* Task requirements
Lines holding the string "page" are the ones to copy; find them all in the data.

* Data to process
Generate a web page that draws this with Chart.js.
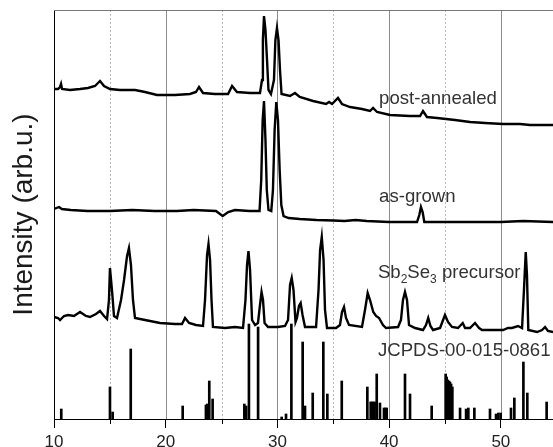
<!DOCTYPE html>
<html lang="en">
<head>
<meta charset="UTF-8">
<title>XRD patterns</title>
<script src="https://cdn.jsdelivr.net/npm/chart.js"></script>
<style>
  html, body { margin: 0; padding: 0; background: #fff; }
</style>
</head>
<body>
<canvas id="xrd" width="553" height="447"></canvas>
<script>
// 2-theta (deg) / intensity (arb. u.)
const postTheta = [10.0,10.36,10.54,10.63,10.72,11.43,12.33,13.04,13.67,14.12,14.48,15.01,15.91,17.25,18.15,19.22,20.83,22.17,22.71,22.98,23.34,24.41,25.58,25.94,26.38,27.55,28.44,28.62,28.7,28.8,28.93,29.07,29.2,29.42,29.69,29.82,29.96,30.1,30.23,30.37,31.13,31.57,32.0,33.19,34.35,34.62,34.89,35.42,35.78,36.5,37.57,38.29,38.56,38.92,40.08,41.87,42.77,43.03,43.39,44.29,45.9,47.24,48.59,50.2,51.72,52.61,54.67];
const postInt = [40,40,42,45,40,39,40,41,43,48,43,40,39,39,37,34,34,35,37,42,36,35,35,43,37,36,36,49,89,113,99,69,39,35,49,89,101,89,59,35,33,36,32,28,25,27,25,31,25,22,20,18,21,17,14,13,13,18,12,11,9,7,6,5,5,4,4];

const grownTheta = [10.0,10.45,10.7,11.5,13,15,17,19,21,22.5,24.5,25.1,25.6,26.2,27.5,28.4,28.55,28.68,28.8,28.93,29.05,29.2,29.45,29.6,29.75,29.9,30.05,30.2,30.35,30.55,31,32,33.5,35,36,37,38,40,42.5,42.7,42.85,43.0,43.15,45,48,50,52,54.67];
const grownInt = [15,17,15,14,13,13,14,13,13,14,13,8,12,14,13,13,44,104,123,84,34,14,13,34,94,122,104,54,19,8,6,5,4,3.5,3,4,3,2,2,9,17,12,2,2,2,2,3,2];

const precTheta = [10.0,10.36,10.54,10.9,11.25,11.79,12.33,12.86,13.22,13.76,14.12,14.48,14.75,14.92,15.01,15.19,15.37,15.64,16.0,16.27,16.54,16.71,16.89,17.07,17.25,18.15,19.49,20.83,21.46,21.73,22.09,22.71,23.34,23.52,23.7,23.83,23.97,24.1,24.23,25.31,26.2,26.92,27.14,27.28,27.41,27.55,27.73,28.0,28.26,28.44,28.58,28.71,28.85,29.16,30.05,30.68,30.95,31.13,31.28,31.44,31.62,31.75,31.93,32.08,32.25,32.47,33.46,33.68,33.82,33.97,34.13,34.26,34.44,35.25,35.6,35.78,35.96,36.14,36.41,37.57,37.84,38.08,38.29,38.58,38.83,39.1,39.45,39.72,40.8,41.06,41.24,41.42,41.6,41.78,42.32,43.03,43.3,43.5,43.7,43.93,44.56,44.83,45.0,45.27,45.63,46.17,46.59,46.8,47.24,47.69,48.05,48.32,49.48,50.2,50.64,51.0,51.54,51.9,52.07,52.23,52.34,52.46,53.24,53.69,53.96,54.22,54.67];
const precInt = [17,16,14,18,19,18,22,18,17,20,23,18,15,34,66,44,18,16,34,54,78,86,69,34,16,14,11,10,10,16,11,9,8,34,79,90,74,34,7,6,7,6,34,69,83,64,14,9,11,29,42,34,11,7,7,8,14,49,56,44,12,16,28,31,19,7,7,44,84,97,74,24,6,6,9,22,27,16,9,7,24,41,34,22,18,16,9,6,7,14,34,42,34,9,6,4,9,16,8,4,6,14,19,12,7,6,11,6,6,11,6,4,4,4,6,6,8,6,44,82,59,4,2,4,7,3,2];

// JCPDS 00-015-0861 reference lines
const refTheta = [10.65,15.01,15.25,16.87,21.52,23.6,23.72,23.9,24.2,27.04,27.2,27.45,28.27,30.38,30.77,31.25,32.26,32.47,33.16,34.11,34.47,35.76,38.05,38.35,38.45,38.59,38.7,38.89,39.18,39.54,39.66,39.78,41.42,41.87,43.81,45.06,45.15,45.24,45.35,45.45,45.55,45.66,46.35,46.89,47.09,47.63,49.03,49.57,49.78,49.99,50.91,51.21,52.02,52.37,54.1];
const refInt = [10,32,7,70,13,14,15,38,20,15,13,95,92,2,5,95,77,13,26,77,25,38,32,17,17,17,17,45,16,11,11,11,45,25,13,45,42,39,38,37,35,32,11,10,11,11,10,5,6,6,11,21,57,26,17];

// vertical offsets used to stack the patterns
const OFFSETS = { post: 290, grown: 195, precursor: 85, ref: 0 };

const xTicks = [10, 15, 20, 25, 30, 35, 40, 45, 50];

const FONT = 'Arial, "Liberation Sans", sans-serif';

const toPoints = (xs, ys, off) => xs.map((x, i) => ({ x: x, y: ys[i] + off }));

// text labels next to each pattern (x in deg, y in plot units, baseline)
const notes = [
  { parts: [['post-annealed']], x: 39.1, y: 315 },
  { parts: [['as-grown']], x: 39.1, y: 217 },
  { parts: [['Sb'], ['2', 1], ['Se'], ['3', 1], [' precursor']], x: 39.0, y: 141 },
  { parts: [['JCPDS-00-015-0861']], x: 39.0, y: 63 }
];

const decorPlugin = {
  id: 'decor',
  beforeDatasetsDraw(chart) {
    const { ctx, chartArea, scales } = chart;
    ctx.save();
    ctx.lineWidth = 1;
    xTicks.forEach(v => {
      if (v === 10) return;
      const px = Math.round(scales.x.getPixelForValue(v)) + 0.5;
      const major = v % 10 === 0;
      ctx.strokeStyle = major ? '#8c8c8c' : '#b8b8b8';
      ctx.setLineDash(major ? [] : [2, 2]);
      ctx.beginPath();
      ctx.moveTo(px, chartArea.top);
      ctx.lineTo(px, chartArea.bottom);
      ctx.stroke();
    });
    ctx.restore();
  },
  afterDraw(chart) {
    const { ctx, chartArea, scales } = chart;
    const xs = scales.x, ys = scales.y;
    ctx.save();
    // top frame
    ctx.strokeStyle = '#777';
    ctx.lineWidth = 1;
    ctx.beginPath();
    ctx.moveTo(chartArea.left, chartArea.top + 0.5);
    ctx.lineTo(chartArea.right, chartArea.top + 0.5);
    ctx.stroke();
    // minor ticks
    ctx.strokeStyle = '#000';
    xTicks.filter(v => v % 10 !== 0).forEach(v => {
      const px = Math.round(xs.getPixelForValue(v)) + 0.5;
      ctx.beginPath();
      ctx.moveTo(px, chartArea.bottom);
      ctx.lineTo(px, chartArea.bottom + 5);
      ctx.stroke();
    });
    // labels
    ctx.fillStyle = '#333';
    ctx.textBaseline = 'alphabetic';
    ctx.textAlign = 'left';
    notes.forEach(n => {
      let px = xs.getPixelForValue(n.x);
      const py = ys.getPixelForValue(n.y);
      n.parts.forEach(p => {
        const sub = p[1] === 1;
        ctx.font = (sub ? '12px ' : '18.6px ') + FONT;
        ctx.fillText(p[0], px, py + (sub ? 5 : 0));
        px += ctx.measureText(p[0]).width;
      });
    });
    ctx.restore();
  }
};

const lineStyle = { borderColor: '#000', borderWidth: 2.4, pointRadius: 0, tension: 0, fill: false };

new Chart(document.getElementById('xrd').getContext('2d'), {
  type: 'line',
  data: {
    datasets: [
      Object.assign({ label: 'post-annealed', data: toPoints(postTheta, postInt, OFFSETS.post) }, lineStyle),
      Object.assign({ label: 'as-grown', data: toPoints(grownTheta, grownInt, OFFSETS.grown) }, lineStyle),
      Object.assign({ label: 'Sb2Se3 precursor', data: toPoints(precTheta, precInt, OFFSETS.precursor) }, lineStyle),
      {
        type: 'bar',
        label: 'JCPDS-00-015-0861',
        data: toPoints(refTheta, refInt, OFFSETS.ref),
        backgroundColor: '#000',
        borderWidth: 0,
        barThickness: 2
      }
    ]
  },
  options: {
    responsive: false,
    animation: false,
    layout: { padding: { top: 10, left: 0, right: 0, bottom: 0 } },
    plugins: { legend: { display: false }, tooltip: { enabled: false } },
    scales: {
      x: {
        type: 'linear',
        min: 10,
        max: 54.67,
        offset: false,
        grid: {
          offset: false,
          drawOnChartArea: false,
          lineWidth: 1,
          tickLength: 9,
          tickColor: c => (c.tick && c.tick.value % 10 === 0) ? '#000' : 'rgba(0,0,0,0)'
        },
        border: { color: '#000', width: 1 },
        ticks: {
          stepSize: 5,
          includeBounds: false,
          autoSkip: false,
          maxRotation: 0,
          padding: 4,
          color: '#222',
          font: { family: FONT, size: 17 },
          callback: v => (v % 10 === 0 ? String(v) : '')
        },
        afterBuildTicks: s => { s.ticks = xTicks.map(v => ({ value: v })); },
        afterFit: s => { s.height = 28; }
      },
      y: {
        min: 0,
        max: 409,
        ticks: { display: false },
        grid: { display: false },
        border: { color: '#000', width: 1 },
        title: {
          display: true,
          text: 'Intensity (arb.u.)',
          color: '#1a1a1a',
          font: { family: FONT, size: 28 },
          padding: { top: 7, bottom: 0 }
        },
        afterFit: s => { s.width = 54; }
      }
    }
  },
  plugins: [decorPlugin]
});
</script>
</body>
</html>
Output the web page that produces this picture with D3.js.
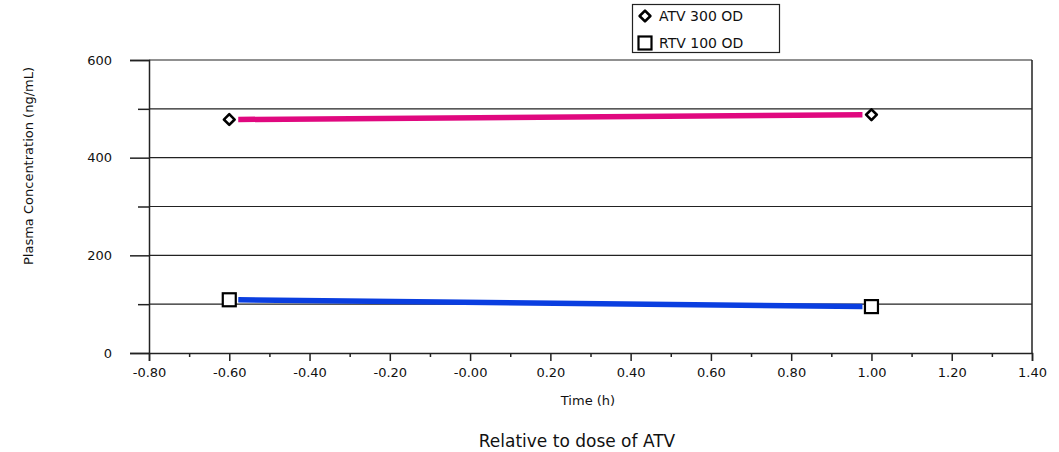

* Answer to the exercise
Generate a web page that draws this with Chart.js.
Output the web page that produces this picture with D3.js.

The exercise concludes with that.